What are the advantages of fixed rate versus adjustable
rate loans?
With a fixed-rate loan, your monthly payment of principal and interest never
change for the life of your loan. Your property taxes may go up (we almost said
down, too!), and so might your homeowner's insurance premium part of your monthly
payment, but generally with a fixed-rate loan your payment will be very stable.
Fixed-rate loans are available in all sorts of shapes and sizes: 30-year, 20-year,
15-year, even 10-year. Some fixed-rate mortgages are called "biweekly"
mortgages and shorten the life of your loan. You pay every two weeks, a total
of 26 payments a year -- which adds up to an "extra" monthly payment
every year.
During the early amortization period of a fixed-rate loan, a large percentage
of your monthly payment goes toward interest, and a much smaller part toward
principal. That gradually reverses itself as the loan ages.
You might choose a fixed-rate loan if you want to lock in a low rate. If you
have an Adjustable Rate Mortgage (ARM) now, refinancing with a fixed-rate loan
can give you more monthly payment stability.
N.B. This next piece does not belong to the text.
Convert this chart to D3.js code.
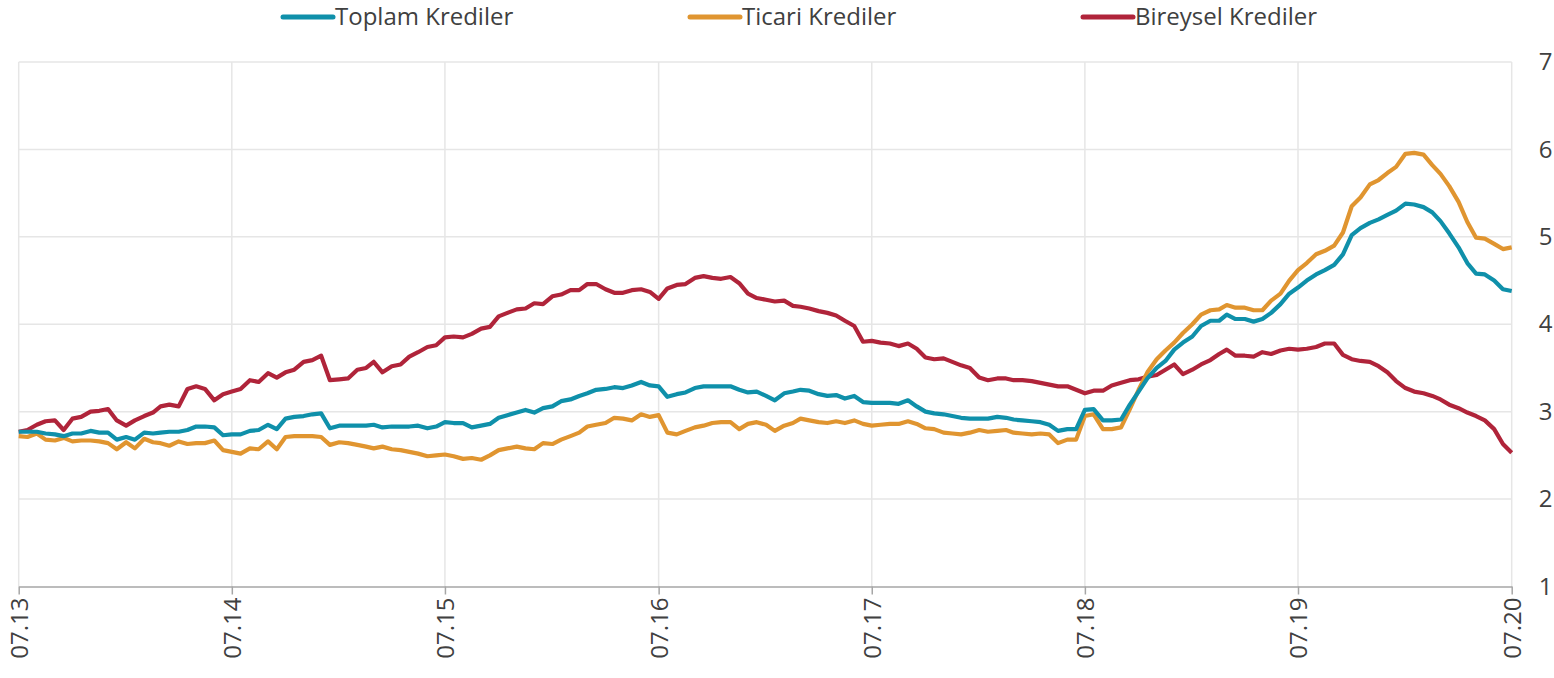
<!DOCTYPE html>
<html>
<head>
<meta charset="utf-8">
<script src="https://cdn.jsdelivr.net/npm/d3@7"></script>
<style>
  body { margin: 0; background: #fff; }
  svg { display: block; font-family: "Open Sans", sans-serif; }
</style>
</head>
<body>
<svg id="chart" width="1554" height="678"></svg>
<script>
// series names, colours in legend order
const seriesNames = ['Toplam Krediler', 'Ticari Krediler', 'Bireysel Krediler'];

// half-monthly readings, 07.2013 - 07.2020
const toplam = [
  2.77, 2.77, 2.77, 2.75, 2.74, 2.72, 2.75, 2.75, 2.78, 2.76,
  2.76, 2.68, 2.71, 2.68, 2.76, 2.75, 2.76, 2.77, 2.77, 2.79,
  2.83, 2.83, 2.82, 2.73, 2.74, 2.74, 2.78, 2.79, 2.85, 2.80,
  2.92, 2.94, 2.95, 2.97, 2.98, 2.81, 2.84, 2.84, 2.84, 2.84,
  2.85, 2.82, 2.83, 2.83, 2.83, 2.84, 2.81, 2.83, 2.88, 2.87,
  2.87, 2.82, 2.84, 2.86, 2.93, 2.96, 2.99, 3.02, 2.99, 3.04,
  3.06, 3.12, 3.14, 3.18, 3.21, 3.25, 3.26, 3.28, 3.27, 3.30,
  3.34, 3.30, 3.29, 3.17, 3.20, 3.22, 3.27, 3.29, 3.29, 3.29,
  3.29, 3.25, 3.22, 3.23, 3.18, 3.13, 3.21, 3.23, 3.25, 3.24,
  3.20, 3.18, 3.19, 3.15, 3.18, 3.11, 3.10, 3.10, 3.10, 3.09,
  3.13, 3.06, 3.00, 2.98, 2.97, 2.95, 2.93, 2.92, 2.92, 2.92,
  2.94, 2.93, 2.91, 2.90, 2.89, 2.88, 2.85, 2.78, 2.80, 2.80,
  3.02, 3.03, 2.90, 2.90, 2.91, 3.08, 3.23, 3.38, 3.50, 3.58,
  3.71, 3.79, 3.86, 3.98, 4.04, 4.04, 4.11, 4.06, 4.06, 4.03,
  4.06, 4.13, 4.23, 4.35, 4.42, 4.50, 4.57, 4.62, 4.68, 4.80,
  5.02, 5.10, 5.16, 5.20, 5.25, 5.30, 5.38, 5.37, 5.34, 5.28,
  5.18, 5.04, 4.88, 4.70, 4.58, 4.57, 4.50, 4.40, 4.38
];

const ticari = [
  2.72, 2.71, 2.75, 2.68, 2.67, 2.70, 2.66, 2.67, 2.67, 2.66,
  2.64, 2.57, 2.65, 2.58, 2.69, 2.65, 2.64, 2.61, 2.66, 2.63,
  2.64, 2.64, 2.67, 2.56, 2.54, 2.52, 2.58, 2.57, 2.66, 2.57,
  2.71, 2.72, 2.72, 2.72, 2.71, 2.62, 2.65, 2.64, 2.62, 2.60,
  2.58, 2.60, 2.57, 2.56, 2.54, 2.52, 2.49, 2.50, 2.51, 2.49,
  2.46, 2.47, 2.45, 2.50, 2.56, 2.58, 2.60, 2.58, 2.57, 2.64,
  2.63, 2.68, 2.72, 2.76, 2.83, 2.85, 2.87, 2.93, 2.92, 2.90,
  2.97, 2.94, 2.96, 2.76, 2.74, 2.78, 2.82, 2.84, 2.87, 2.88,
  2.88, 2.80, 2.86, 2.88, 2.85, 2.78, 2.84, 2.87, 2.92, 2.90,
  2.88, 2.87, 2.89, 2.87, 2.90, 2.86, 2.84, 2.85, 2.86, 2.86,
  2.89, 2.86, 2.81, 2.80, 2.76, 2.75, 2.74, 2.76, 2.79, 2.77,
  2.78, 2.79, 2.76, 2.75, 2.74, 2.75, 2.74, 2.64, 2.68, 2.68,
  2.95, 2.97, 2.80, 2.80, 2.82, 3.03, 3.25, 3.45, 3.60, 3.70,
  3.79, 3.90, 4.00, 4.11, 4.16, 4.17, 4.22, 4.19, 4.19, 4.16,
  4.16, 4.27, 4.35, 4.50, 4.62, 4.70, 4.80, 4.84, 4.90, 5.05,
  5.35, 5.45, 5.60, 5.65, 5.73, 5.80, 5.95, 5.96, 5.94, 5.82,
  5.72, 5.58, 5.40, 5.17, 4.99, 4.98, 4.92, 4.86, 4.88
];

const bireysel = [
  2.77, 2.79, 2.85, 2.89, 2.90, 2.79, 2.92, 2.94, 3.00, 3.01,
  3.03, 2.90, 2.84, 2.90, 2.95, 2.99, 3.06, 3.08, 3.06, 3.26,
  3.29, 3.26, 3.13, 3.20, 3.23, 3.26, 3.36, 3.34, 3.44, 3.39,
  3.45, 3.48, 3.57, 3.59, 3.64, 3.36, 3.37, 3.38, 3.48, 3.50,
  3.57, 3.45, 3.52, 3.54, 3.63, 3.68, 3.74, 3.76, 3.85, 3.86,
  3.85, 3.89, 3.95, 3.97, 4.09, 4.13, 4.17, 4.18, 4.24, 4.23,
  4.32, 4.34, 4.39, 4.39, 4.46, 4.46, 4.40, 4.36, 4.36, 4.39,
  4.40, 4.37, 4.29, 4.41, 4.45, 4.46, 4.53, 4.55, 4.53, 4.52,
  4.54, 4.47, 4.35, 4.30, 4.28, 4.26, 4.27, 4.21, 4.20, 4.18,
  4.15, 4.13, 4.10, 4.04, 3.98, 3.80, 3.81, 3.79, 3.78, 3.75,
  3.78, 3.72, 3.62, 3.60, 3.61, 3.57, 3.53, 3.50, 3.39, 3.36,
  3.38, 3.38, 3.36, 3.36, 3.35, 3.33, 3.31, 3.29, 3.29, 3.25,
  3.21, 3.24, 3.24, 3.30, 3.33, 3.36, 3.37, 3.40, 3.42, 3.48,
  3.54, 3.43, 3.48, 3.54, 3.59, 3.66, 3.71, 3.64, 3.64, 3.63,
  3.68, 3.66, 3.70, 3.72, 3.71, 3.72, 3.74, 3.78, 3.78, 3.65,
  3.60, 3.58, 3.57, 3.52, 3.45, 3.35, 3.27, 3.23, 3.21, 3.18,
  3.14, 3.08, 3.04, 2.99, 2.95, 2.90, 2.80, 2.63, 2.53
];

const xTickLabels = ['07.13', '07.14', '07.15', '07.16', '07.17', '07.18', '07.19', '07.20'];
const yTicks = [1, 2, 3, 4, 5, 6, 7];

// period dates: 1st and 16th of each month
const dates = toplam.map((d, i) => new Date(2013, 6 + Math.floor(i / 2), i % 2 ? 16 : 1));
const tickDates = xTickLabels.map(s => new Date(2000 + +s.slice(3), +s.slice(0, 2) - 1, 1));

const colors = ['#0f90aa', '#e09530', '#b0243a'];
const allSeries = [toplam, ticari, bireysel];

const plotLeft = 18.7, plotRight = 1511.7, plotTop = 62, plotBottom = 586.5;

var svg = d3.select('#chart');

var x = d3.scaleTime()
    .domain([tickDates[0], tickDates[tickDates.length - 1]])
    .range([plotLeft, plotRight]);

var y = d3.scaleLinear()
    .domain([1, 7])
    .range([plotBottom, plotTop]);

//Grid
var grid = svg.append('g');
grid.selectAll('line.h')
    .data(yTicks.slice(1))
    .enter().append('line')
    .attr('x1', plotLeft).attr('x2', plotRight)
    .attr('y1', d => y(d)).attr('y2', d => y(d))
    .attr('stroke', '#e6e6e6').attr('stroke-width', 1.5);
grid.selectAll('line.v')
    .data(tickDates)
    .enter().append('line')
    .attr('x1', d => x(d)).attr('x2', d => x(d))
    .attr('y1', plotTop).attr('y2', plotBottom)
    .attr('stroke', '#e6e6e6').attr('stroke-width', 1.5);

//Bottom axis
var xAxis = svg.append('g')
    .attr('transform', 'translate(0,' + plotBottom + ')')
    .call(d3.axisBottom(x)
        .tickValues(tickDates)
        .tickSize(8)
        .tickSizeOuter(0)
        .tickFormat((d, i) => xTickLabels[i]));
xAxis.select('.domain').attr('stroke', '#a6a6a6').attr('stroke-width', 1.5);
xAxis.selectAll('.tick line').attr('stroke', '#a6a6a6').attr('stroke-width', 1.5);
xAxis.selectAll('.tick text')
    .attr('font-family', '"Open Sans", sans-serif')
    .attr('font-size', 24)
    .attr('fill', '#404040')
    .attr('text-anchor', 'end')
    .attr('transform', 'rotate(-90)')
    .attr('x', -11)
    .attr('y', 0)
    .attr('dy', '0.36em');

//Right axis
var yAxis = svg.append('g')
    .attr('transform', 'translate(' + plotRight + ',0)')
    .call(d3.axisRight(y)
        .tickValues(yTicks)
        .tickFormat(d3.format('d'))
        .tickSize(0)
        .tickPadding(27));
yAxis.select('.domain').remove();
yAxis.selectAll('.tick text')
    .attr('font-family', '"Open Sans", sans-serif')
    .attr('font-size', 24)
    .attr('fill', '#404040');

//Lines
var line = d3.line()
    .x((d, i) => x(dates[i]))
    .y(d => y(d));

svg.append('g').selectAll('path')
    .data([bireysel, ticari, toplam])
    .enter().append('path')
    .attr('d', line)
    .attr('fill', 'none')
    .attr('stroke', (d) => colors[allSeries.indexOf(d)])
    .attr('stroke-width', 4.2)
    .attr('stroke-linejoin', 'round');

//Legend
const legendX = [283, 690, 1083];
var legend = svg.append('g').selectAll('g')
    .data(seriesNames)
    .enter().append('g')
    .attr('transform', (d, i) => 'translate(' + legendX[i] + ',17)');
legend.append('line')
    .attr('x1', 0).attr('x2', 50)
    .attr('stroke', (d, i) => colors[i])
    .attr('stroke-width', 5)
    .attr('stroke-linecap', 'round');
legend.append('text')
    .attr('x', 52)
    .attr('dy', '0.35em')
    .attr('font-size', 24)
    .attr('fill', '#404040')
    .text(d => d);
</script>
</body>
</html>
Adjustable Rate Mortgages -- ARMs, as we called them above -- come in even more
varieties. Generally, ARMs determine what you must pay based on an outside index,
perhaps the 6-month Certificate of Deposit (CD) rate, the one-year Treasury
Security rate, the Federal Home Loan Bank's 11th District Cost of Funds Index
(COFI), or others. They may adjust every six months or once a year.
Most programs have a "cap" that protects you from your monthly payment
going up too much at once. There may be a cap on how much your interest rate
can go up in one period -- say, no more than two percent per year, even if the
underlying index goes up by more than two percent. You may have a "payment
cap," that instead of capping the interest rate directly caps the amount
your monthly payment can go up in one period. In addition, almost all ARM programs
have a "lifetime cap" -- your interest rate can never exceed that
cap amount, no matter what.
ARMs often have their lowest, most attractive rates at the beginning of the
loan, and can guarantee that rate for anywhere from a month to ten years. You
may hear people talking about or read about what are called "3/1 ARMs"
or "5/1 ARMs" or the like. That means that the introductory rate is
set for three or five years, and then adjusts according to an index every year
thereafter for the life of the loan. Loans like this are often best for people
who anticipate moving -- and therefore selling the house to be mortgaged --
within three or five years, depending on how long the lower rate will be in
effect.
You might choose an ARM to take advantage of a lower introductory rate and count
on either moving, refinancing again or simply absorbing the higher rate after
the introductory rate goes up. With ARMs, you do risk your rate going up, but
you also take advantage when rates go down by pocketing more money each month
that would otherwise have gone toward your mortgage payment.